More problematic, you are using archaic units while trying to use a value of g in the metric system.
So how about we switch to that. The anvil has a mass of 5 kg and you toss it 5 m into the air.
This doesn't mean the momentum is 25.
As you said, it uses velocity, something you never said.
Lets instead say you tossed it at a velocity of 10 m/s directly up.
This gives you a velocity of 50 kg m/s = 50 N s.
Now without gravity, all you have is air resistance, which would be negligible on such an object and not slow it down significantly at all.
So this should result in it getting very high.
But with gravity, it slows down a lot faster, such that it reaches a peak at roughly 5.1 m.
So the question is what is causing it to slow down?
It slows down roughly 10 times as fast, so you're like "See? SEE?!? It changed direction much faster than it should have. This proves gravity exists." No, it doesn't. It proves you added something into a formula that made it necessary to add in the other direction.
No, that is just your pathetic strawman.
The reason we know it isn't just momentum or air resistance or anything like that is the directionality.
The fact that the direction plays such a big role shows there is some force acting on the object to try to push it down.
If gravity wasn't a factor, and you didn't have some substitute for it, and instead it was just based upon momentum and air resistance, then regardless of what direction you throw an object, it should travel in a straight line, slowing down until it reaches its "peak", and then "fall" straight back to your hand.
That means if you were to throw an object downwards, it should start travelling down, but slow down, stop, and then start "falling" back up, until it comes back to your hand.
That means if you were to throw an object out to the side, it should travel horizontally, but slow down, stop, and then start "falling" back the other way to come back to your hand.
But we all know that isn't the case.
Again, this relates to the most important question you refuse to answer, why down?
And gravity provides this answer. Things fall down because that is where the large, massive object (Earth) is which is attracting them.
And we also know it isn't this simple, because you can have an object "at rest" and then release it.
If it was just momentum and air resistance then it should stay put it.
There is nothing to cause it to move, so why should it move?

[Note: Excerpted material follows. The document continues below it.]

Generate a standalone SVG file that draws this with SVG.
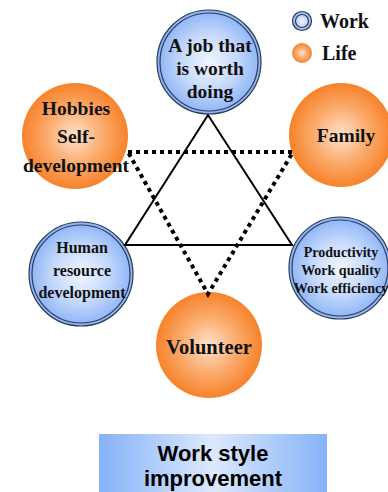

Again, gravity answers this.
So again, care to address the questions (your previous attempts have been refuted, if you think they answered it, respond to the objection to those "answers":
Why do things move at all rather than remaining where they are? (Don't bother trying to appeal to momentum because the object is stationary, so you need to explain what is giving the object its kinetic energy).
What provides the motive for it to move?
Why in any particular direction (i.e. why down)?
Why at any particular rate?
Why does that rate vary with location but not with object (at least not for most objects)?
What causes the pressure gradient in the atmosphere (or any other fluid)?
Why does this result in objects being pushed down, when the pressure gradient should push the object up?